The conversion only takes 1 second on my machine (converting from the native Unix dictionary of about 100,000 words), and typical look-ups of up to 100 different digit inputs take a total of .1 seconds:
library(data.table)
#example dictionary
dict.orig = tolower(readLines("/usr/share/dict/american-english"))
#split each word into its constituent letters
#words shorter than the longest padded with "" for simpler retrieval
dictDT = setDT(tstrsplit(dict.orig, split = "", fill = ""))

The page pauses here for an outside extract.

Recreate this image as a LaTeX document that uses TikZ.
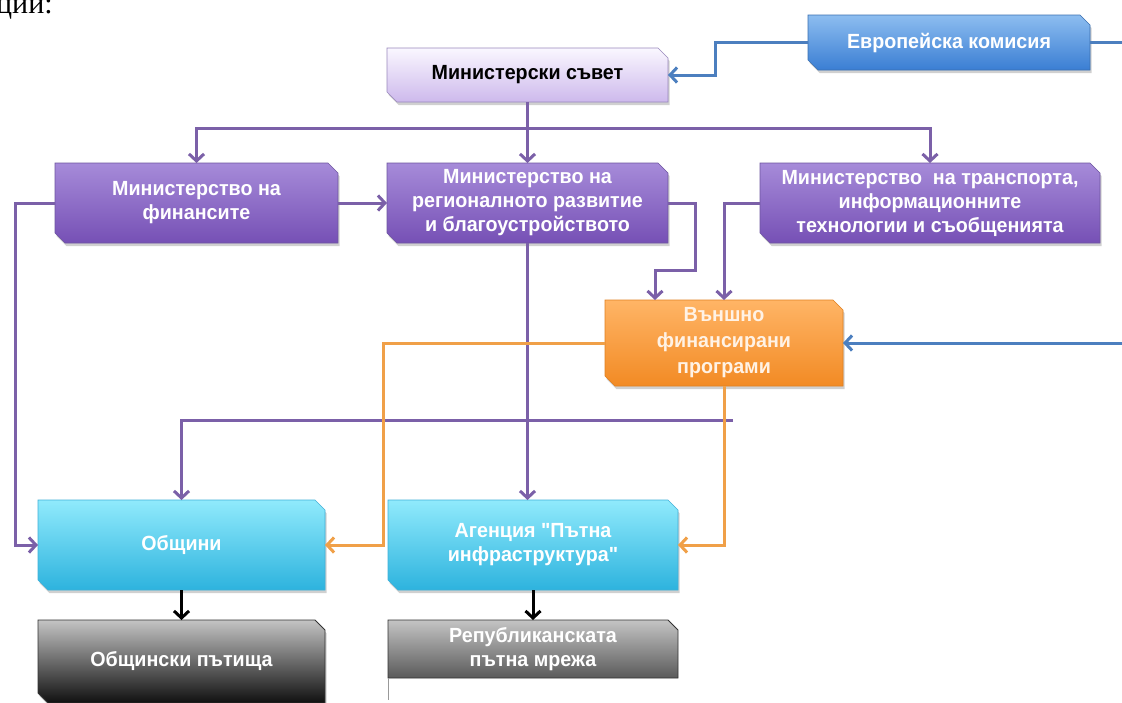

#lookup table for conversion
#NB: the following are found in the dictionary and would need
# to be handled separately -- ignoring here
# (accents should just be appended to
# matches for unaccented version):
# c("", "'", "á", "â", "å", "ä",
# "ç", "é", "è", "ê", "í", "ñ",
# "ó", "ô", "ö", "û", "ü")
lookup = data.table(num = c(rep('2', 3), rep('3', 3), rep('4', 3),
rep('5', 3), rep('6', 3), rep('7', 4),
rep('8', 3), rep('9', 4)),
let = letters)
#using the lookup table, convert to numeric
for (col in names(dictDT)) {
dictDT[lookup, (col) := i.num, on = setNames("let", col)]
}
#back to character vector
dict.num = do.call(paste0, dictDT)
#sort both for faster vector search
idx = order(dict.num)
dict.num = dict.num[idx]
dict.orig = dict.orig[idx]
possibilities = function(input) dict.orig[dict.num == input]
#sample output:
possibilities('269')
# [1] "amy" "bmw" "cox" "coy" "any" "bow" "box" "boy" "cow" "cox" "coy"
possibilities('22737')
# [1] "acres" "bards" "barer" "bares" "barfs" "baser" "bases" "caper"
# [9] "capes" "cards" "cares" "cases"